Direction
Give every line again exactly as it appears, please, but not the pictures.

Dataset section
━━━

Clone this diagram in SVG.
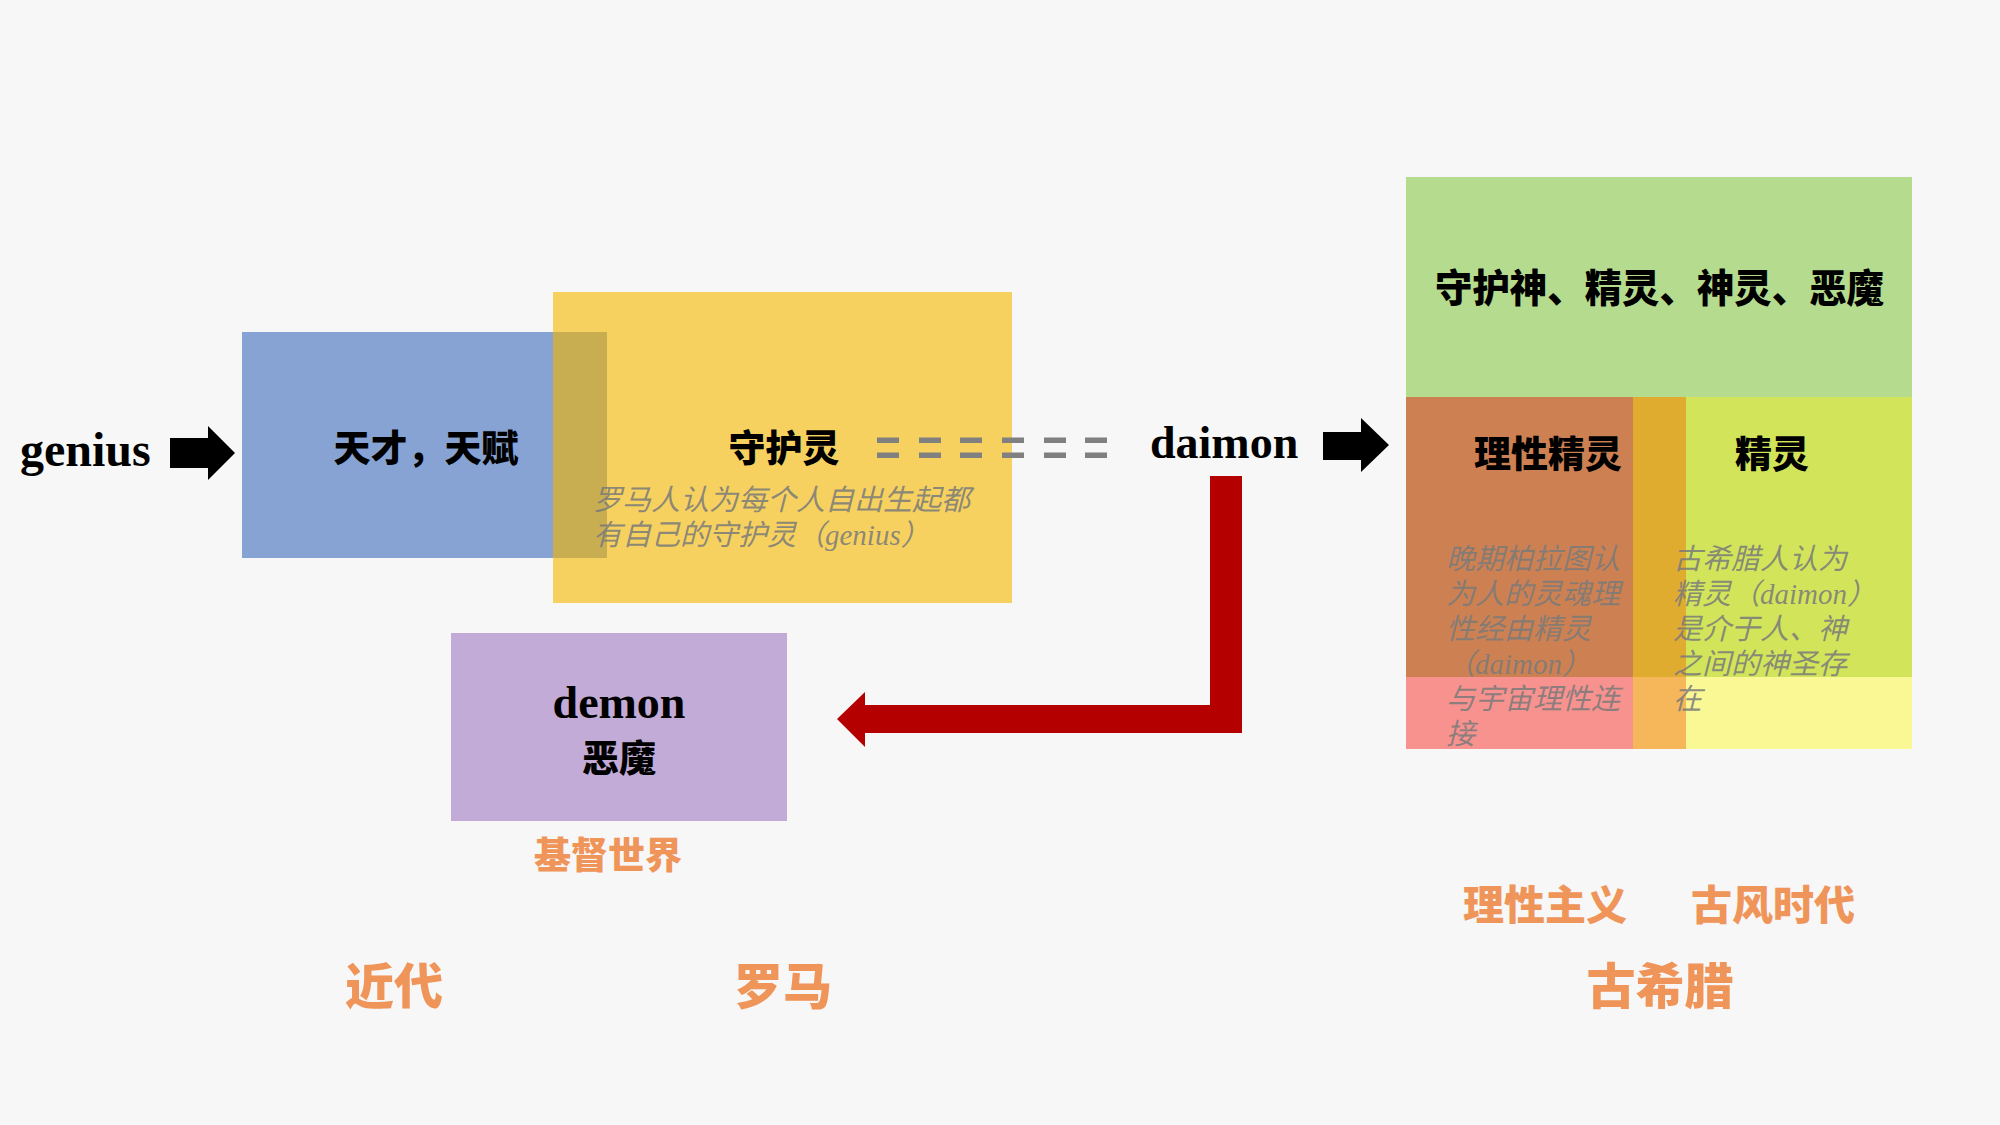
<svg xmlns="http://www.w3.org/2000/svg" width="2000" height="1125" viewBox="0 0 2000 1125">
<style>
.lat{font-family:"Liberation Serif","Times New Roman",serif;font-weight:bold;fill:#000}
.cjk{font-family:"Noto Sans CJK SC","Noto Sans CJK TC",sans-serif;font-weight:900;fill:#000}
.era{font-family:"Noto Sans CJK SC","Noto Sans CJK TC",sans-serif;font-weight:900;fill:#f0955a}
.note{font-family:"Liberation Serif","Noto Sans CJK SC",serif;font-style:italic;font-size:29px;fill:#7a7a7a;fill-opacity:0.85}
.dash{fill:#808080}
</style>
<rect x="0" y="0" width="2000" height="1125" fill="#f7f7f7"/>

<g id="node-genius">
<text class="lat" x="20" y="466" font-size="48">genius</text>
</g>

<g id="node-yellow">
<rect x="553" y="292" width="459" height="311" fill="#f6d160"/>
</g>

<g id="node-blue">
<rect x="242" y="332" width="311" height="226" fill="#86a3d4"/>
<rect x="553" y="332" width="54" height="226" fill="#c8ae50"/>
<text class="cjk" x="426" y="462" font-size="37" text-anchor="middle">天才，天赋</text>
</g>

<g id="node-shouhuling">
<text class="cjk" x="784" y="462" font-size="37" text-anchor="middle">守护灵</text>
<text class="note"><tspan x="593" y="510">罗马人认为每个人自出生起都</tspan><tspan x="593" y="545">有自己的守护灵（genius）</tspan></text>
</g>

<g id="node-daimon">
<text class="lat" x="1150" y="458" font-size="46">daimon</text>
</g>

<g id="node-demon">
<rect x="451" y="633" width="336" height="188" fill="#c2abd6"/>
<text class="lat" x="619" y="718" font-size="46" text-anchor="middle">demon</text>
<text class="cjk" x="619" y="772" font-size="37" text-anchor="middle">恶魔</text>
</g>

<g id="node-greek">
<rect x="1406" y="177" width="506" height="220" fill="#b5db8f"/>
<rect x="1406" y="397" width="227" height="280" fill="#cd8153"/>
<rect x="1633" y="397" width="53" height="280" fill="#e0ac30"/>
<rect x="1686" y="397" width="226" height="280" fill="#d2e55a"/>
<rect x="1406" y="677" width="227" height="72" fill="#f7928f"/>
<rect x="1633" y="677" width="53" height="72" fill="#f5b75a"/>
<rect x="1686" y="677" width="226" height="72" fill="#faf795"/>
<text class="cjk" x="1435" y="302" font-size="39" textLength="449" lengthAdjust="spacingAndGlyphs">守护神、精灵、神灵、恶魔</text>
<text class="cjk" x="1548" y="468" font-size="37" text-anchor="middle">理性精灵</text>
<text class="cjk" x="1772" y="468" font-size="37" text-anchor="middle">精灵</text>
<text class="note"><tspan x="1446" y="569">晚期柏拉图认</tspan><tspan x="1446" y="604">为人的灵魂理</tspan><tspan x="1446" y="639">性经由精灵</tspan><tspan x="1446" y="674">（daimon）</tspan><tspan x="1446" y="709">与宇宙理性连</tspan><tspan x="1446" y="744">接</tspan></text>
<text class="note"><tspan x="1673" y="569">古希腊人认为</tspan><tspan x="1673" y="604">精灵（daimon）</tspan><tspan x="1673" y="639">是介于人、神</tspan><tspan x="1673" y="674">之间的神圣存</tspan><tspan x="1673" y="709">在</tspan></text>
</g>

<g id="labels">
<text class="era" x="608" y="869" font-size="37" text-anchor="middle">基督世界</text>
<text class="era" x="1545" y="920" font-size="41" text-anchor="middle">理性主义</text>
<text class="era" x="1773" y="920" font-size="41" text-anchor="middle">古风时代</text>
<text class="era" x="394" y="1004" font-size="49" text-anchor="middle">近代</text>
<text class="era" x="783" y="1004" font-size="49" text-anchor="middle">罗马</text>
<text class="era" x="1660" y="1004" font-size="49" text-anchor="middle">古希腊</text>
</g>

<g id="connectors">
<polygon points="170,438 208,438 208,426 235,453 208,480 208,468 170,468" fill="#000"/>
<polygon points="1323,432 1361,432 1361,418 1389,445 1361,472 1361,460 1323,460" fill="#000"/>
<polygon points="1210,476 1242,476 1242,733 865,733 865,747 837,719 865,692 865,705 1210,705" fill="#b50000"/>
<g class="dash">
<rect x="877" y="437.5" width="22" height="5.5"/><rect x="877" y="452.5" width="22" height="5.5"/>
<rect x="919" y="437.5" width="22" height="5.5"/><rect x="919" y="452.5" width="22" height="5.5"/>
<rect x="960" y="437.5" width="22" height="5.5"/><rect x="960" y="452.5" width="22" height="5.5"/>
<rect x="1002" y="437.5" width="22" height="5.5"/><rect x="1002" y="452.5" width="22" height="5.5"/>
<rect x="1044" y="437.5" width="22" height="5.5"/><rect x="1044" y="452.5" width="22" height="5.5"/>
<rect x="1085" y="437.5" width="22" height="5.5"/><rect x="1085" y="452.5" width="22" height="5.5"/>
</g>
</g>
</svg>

━━━

Full output
Clone this diagram in SVG.
<svg xmlns="http://www.w3.org/2000/svg" width="2000" height="1125" viewBox="0 0 2000 1125">
<style>
.lat{font-family:"Liberation Serif","Times New Roman",serif;font-weight:bold;fill:#000}
.cjk{font-family:"Noto Sans CJK SC","Noto Sans CJK TC",sans-serif;font-weight:900;fill:#000}
.era{font-family:"Noto Sans CJK SC","Noto Sans CJK TC",sans-serif;font-weight:900;fill:#f0955a}
.note{font-family:"Liberation Serif","Noto Sans CJK SC",serif;font-style:italic;font-size:29px;fill:#7a7a7a;fill-opacity:0.85}
.dash{fill:#808080}
</style>
<rect x="0" y="0" width="2000" height="1125" fill="#f7f7f7"/>

<g id="node-genius">
<text class="lat" x="20" y="466" font-size="48">genius</text>
</g>

<g id="node-yellow">
<rect x="553" y="292" width="459" height="311" fill="#f6d160"/>
</g>

<g id="node-blue">
<rect x="242" y="332" width="311" height="226" fill="#86a3d4"/>
<rect x="553" y="332" width="54" height="226" fill="#c8ae50"/>
<text class="cjk" x="426" y="462" font-size="37" text-anchor="middle">天才，天赋</text>
</g>

<g id="node-shouhuling">
<text class="cjk" x="784" y="462" font-size="37" text-anchor="middle">守护灵</text>
<text class="note"><tspan x="593" y="510">罗马人认为每个人自出生起都</tspan><tspan x="593" y="545">有自己的守护灵（genius）</tspan></text>
</g>

<g id="node-daimon">
<text class="lat" x="1150" y="458" font-size="46">daimon</text>
</g>

<g id="node-demon">
<rect x="451" y="633" width="336" height="188" fill="#c2abd6"/>
<text class="lat" x="619" y="718" font-size="46" text-anchor="middle">demon</text>
<text class="cjk" x="619" y="772" font-size="37" text-anchor="middle">恶魔</text>
</g>

<g id="node-greek">
<rect x="1406" y="177" width="506" height="220" fill="#b5db8f"/>
<rect x="1406" y="397" width="227" height="280" fill="#cd8153"/>
<rect x="1633" y="397" width="53" height="280" fill="#e0ac30"/>
<rect x="1686" y="397" width="226" height="280" fill="#d2e55a"/>
<rect x="1406" y="677" width="227" height="72" fill="#f7928f"/>
<rect x="1633" y="677" width="53" height="72" fill="#f5b75a"/>
<rect x="1686" y="677" width="226" height="72" fill="#faf795"/>
<text class="cjk" x="1435" y="302" font-size="39" textLength="449" lengthAdjust="spacingAndGlyphs">守护神、精灵、神灵、恶魔</text>
<text class="cjk" x="1548" y="468" font-size="37" text-anchor="middle">理性精灵</text>
<text class="cjk" x="1772" y="468" font-size="37" text-anchor="middle">精灵</text>
<text class="note"><tspan x="1446" y="569">晚期柏拉图认</tspan><tspan x="1446" y="604">为人的灵魂理</tspan><tspan x="1446" y="639">性经由精灵</tspan><tspan x="1446" y="674">（daimon）</tspan><tspan x="1446" y="709">与宇宙理性连</tspan><tspan x="1446" y="744">接</tspan></text>
<text class="note"><tspan x="1673" y="569">古希腊人认为</tspan><tspan x="1673" y="604">精灵（daimon）</tspan><tspan x="1673" y="639">是介于人、神</tspan><tspan x="1673" y="674">之间的神圣存</tspan><tspan x="1673" y="709">在</tspan></text>
</g>

<g id="labels">
<text class="era" x="608" y="869" font-size="37" text-anchor="middle">基督世界</text>
<text class="era" x="1545" y="920" font-size="41" text-anchor="middle">理性主义</text>
<text class="era" x="1773" y="920" font-size="41" text-anchor="middle">古风时代</text>
<text class="era" x="394" y="1004" font-size="49" text-anchor="middle">近代</text>
<text class="era" x="783" y="1004" font-size="49" text-anchor="middle">罗马</text>
<text class="era" x="1660" y="1004" font-size="49" text-anchor="middle">古希腊</text>
</g>

<g id="connectors">
<polygon points="170,438 208,438 208,426 235,453 208,480 208,468 170,468" fill="#000"/>
<polygon points="1323,432 1361,432 1361,418 1389,445 1361,472 1361,460 1323,460" fill="#000"/>
<polygon points="1210,476 1242,476 1242,733 865,733 865,747 837,719 865,692 865,705 1210,705" fill="#b50000"/>
<g class="dash">
<rect x="877" y="437.5" width="22" height="5.5"/><rect x="877" y="452.5" width="22" height="5.5"/>
<rect x="919" y="437.5" width="22" height="5.5"/><rect x="919" y="452.5" width="22" height="5.5"/>
<rect x="960" y="437.5" width="22" height="5.5"/><rect x="960" y="452.5" width="22" height="5.5"/>
<rect x="1002" y="437.5" width="22" height="5.5"/><rect x="1002" y="452.5" width="22" height="5.5"/>
<rect x="1044" y="437.5" width="22" height="5.5"/><rect x="1044" y="452.5" width="22" height="5.5"/>
<rect x="1085" y="437.5" width="22" height="5.5"/><rect x="1085" y="452.5" width="22" height="5.5"/>
</g>
</g>
</svg>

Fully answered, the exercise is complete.